■ Supplied records
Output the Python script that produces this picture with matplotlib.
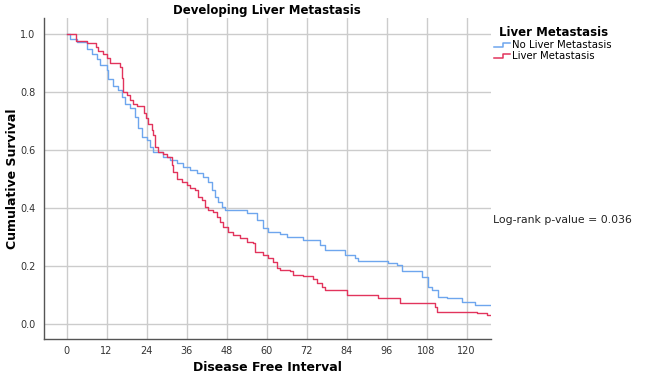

---

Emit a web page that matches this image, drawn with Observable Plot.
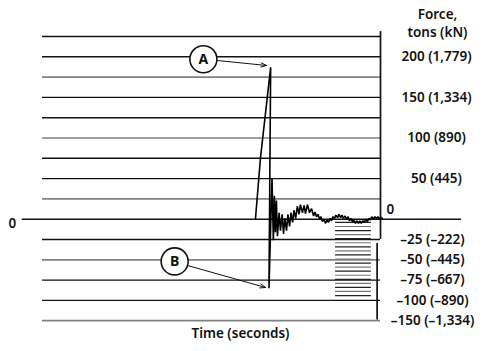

---

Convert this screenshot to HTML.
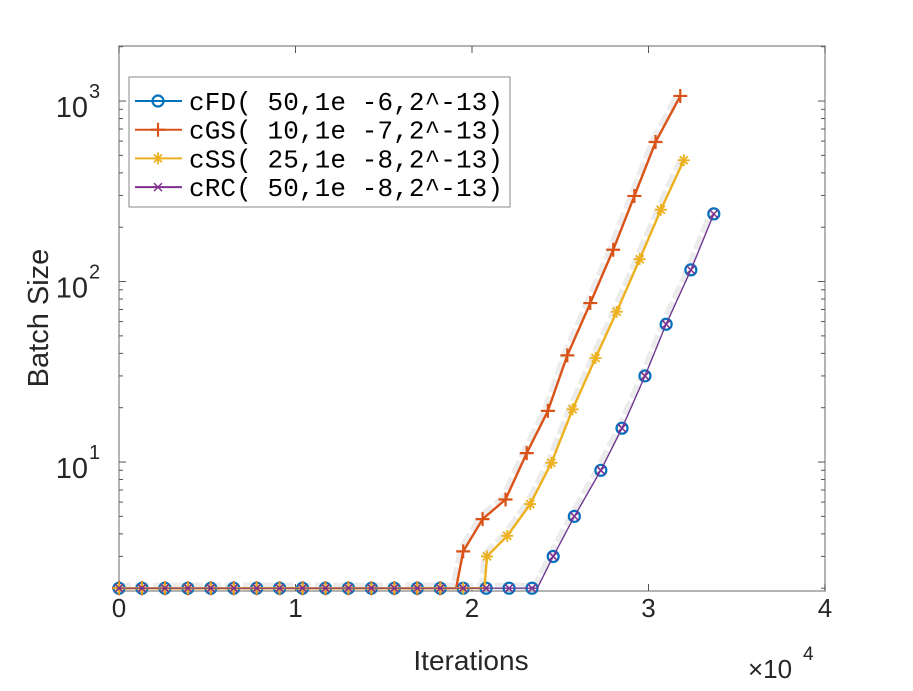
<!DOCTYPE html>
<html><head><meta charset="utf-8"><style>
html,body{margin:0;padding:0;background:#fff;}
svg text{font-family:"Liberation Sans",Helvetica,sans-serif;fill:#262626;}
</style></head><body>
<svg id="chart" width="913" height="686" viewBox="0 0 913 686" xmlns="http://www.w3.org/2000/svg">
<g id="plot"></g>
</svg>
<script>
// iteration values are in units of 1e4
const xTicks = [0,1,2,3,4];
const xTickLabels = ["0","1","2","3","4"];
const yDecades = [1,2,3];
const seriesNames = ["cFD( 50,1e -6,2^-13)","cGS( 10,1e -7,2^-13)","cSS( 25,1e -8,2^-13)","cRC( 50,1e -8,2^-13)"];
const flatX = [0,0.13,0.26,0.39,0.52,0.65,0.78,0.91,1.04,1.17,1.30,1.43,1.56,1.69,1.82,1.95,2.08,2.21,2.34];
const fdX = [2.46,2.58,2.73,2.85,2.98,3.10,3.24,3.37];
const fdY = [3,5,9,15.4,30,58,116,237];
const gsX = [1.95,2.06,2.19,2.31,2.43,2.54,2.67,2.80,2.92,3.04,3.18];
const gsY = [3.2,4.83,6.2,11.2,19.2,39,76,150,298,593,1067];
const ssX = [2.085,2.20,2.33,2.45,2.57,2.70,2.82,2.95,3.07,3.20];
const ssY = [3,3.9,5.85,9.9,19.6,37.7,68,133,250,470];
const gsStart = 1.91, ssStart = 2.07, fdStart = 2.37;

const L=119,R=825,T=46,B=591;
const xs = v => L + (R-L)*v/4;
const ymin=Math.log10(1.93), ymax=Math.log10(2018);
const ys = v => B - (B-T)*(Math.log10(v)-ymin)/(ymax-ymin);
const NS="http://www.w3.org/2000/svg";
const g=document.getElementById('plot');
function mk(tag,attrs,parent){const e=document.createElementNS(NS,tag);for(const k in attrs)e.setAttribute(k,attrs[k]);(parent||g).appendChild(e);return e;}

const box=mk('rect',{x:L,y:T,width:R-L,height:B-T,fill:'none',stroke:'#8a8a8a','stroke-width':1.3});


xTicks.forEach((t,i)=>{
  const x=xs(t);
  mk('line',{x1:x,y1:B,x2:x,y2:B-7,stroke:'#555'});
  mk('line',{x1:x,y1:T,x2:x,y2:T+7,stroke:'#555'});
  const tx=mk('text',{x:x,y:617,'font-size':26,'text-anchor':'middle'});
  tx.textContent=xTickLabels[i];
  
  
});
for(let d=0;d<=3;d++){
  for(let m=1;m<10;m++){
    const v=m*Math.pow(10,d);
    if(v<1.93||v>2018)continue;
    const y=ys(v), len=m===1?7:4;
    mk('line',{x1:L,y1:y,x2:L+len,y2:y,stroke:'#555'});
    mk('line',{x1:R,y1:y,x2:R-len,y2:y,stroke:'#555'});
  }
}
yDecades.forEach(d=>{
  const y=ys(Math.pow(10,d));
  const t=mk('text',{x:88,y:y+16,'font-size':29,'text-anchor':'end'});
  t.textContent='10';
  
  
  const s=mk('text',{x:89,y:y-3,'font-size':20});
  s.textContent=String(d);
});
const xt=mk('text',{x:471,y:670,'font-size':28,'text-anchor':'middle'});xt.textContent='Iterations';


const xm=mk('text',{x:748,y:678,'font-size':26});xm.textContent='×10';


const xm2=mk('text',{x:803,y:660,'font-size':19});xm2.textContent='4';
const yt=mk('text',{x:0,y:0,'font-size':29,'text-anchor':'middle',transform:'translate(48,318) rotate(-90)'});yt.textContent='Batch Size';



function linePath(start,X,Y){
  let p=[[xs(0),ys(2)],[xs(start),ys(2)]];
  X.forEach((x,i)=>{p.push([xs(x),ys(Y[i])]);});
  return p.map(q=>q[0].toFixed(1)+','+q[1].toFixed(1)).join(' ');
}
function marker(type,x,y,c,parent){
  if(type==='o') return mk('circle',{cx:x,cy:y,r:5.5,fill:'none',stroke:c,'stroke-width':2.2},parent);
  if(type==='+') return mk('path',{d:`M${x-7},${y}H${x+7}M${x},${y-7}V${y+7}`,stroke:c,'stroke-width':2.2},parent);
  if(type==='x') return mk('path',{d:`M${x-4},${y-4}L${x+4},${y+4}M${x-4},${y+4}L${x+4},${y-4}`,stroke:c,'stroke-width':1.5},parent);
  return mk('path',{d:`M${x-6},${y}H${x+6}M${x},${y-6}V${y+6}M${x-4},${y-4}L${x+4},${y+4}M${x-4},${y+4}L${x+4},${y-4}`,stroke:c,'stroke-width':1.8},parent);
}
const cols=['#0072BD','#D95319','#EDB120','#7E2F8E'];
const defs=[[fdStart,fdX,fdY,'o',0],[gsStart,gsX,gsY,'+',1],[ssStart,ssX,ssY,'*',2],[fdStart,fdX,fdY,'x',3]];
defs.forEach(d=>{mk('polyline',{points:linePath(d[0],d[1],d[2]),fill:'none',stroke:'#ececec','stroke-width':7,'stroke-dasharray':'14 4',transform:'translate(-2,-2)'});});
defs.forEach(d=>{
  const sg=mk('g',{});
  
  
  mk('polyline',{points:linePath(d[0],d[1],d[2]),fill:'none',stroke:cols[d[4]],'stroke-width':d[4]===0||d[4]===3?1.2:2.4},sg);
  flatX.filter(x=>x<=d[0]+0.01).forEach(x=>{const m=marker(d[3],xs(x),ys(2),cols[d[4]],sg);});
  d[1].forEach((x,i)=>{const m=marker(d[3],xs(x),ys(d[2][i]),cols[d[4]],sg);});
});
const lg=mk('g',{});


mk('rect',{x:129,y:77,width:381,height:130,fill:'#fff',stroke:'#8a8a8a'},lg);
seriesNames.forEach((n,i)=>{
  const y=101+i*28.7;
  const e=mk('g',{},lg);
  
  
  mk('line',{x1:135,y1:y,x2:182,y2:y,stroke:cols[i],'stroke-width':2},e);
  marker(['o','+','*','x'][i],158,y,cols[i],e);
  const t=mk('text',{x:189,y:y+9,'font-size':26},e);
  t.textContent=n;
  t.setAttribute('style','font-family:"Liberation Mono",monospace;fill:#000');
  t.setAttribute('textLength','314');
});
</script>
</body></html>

■ Task objective
Whenever "with" turns up in a line, pick that line out.

■ Result of the task
Output the Python script that produces this picture with matplotlib.
Emit a web page that matches this image, drawn with Observable Plot.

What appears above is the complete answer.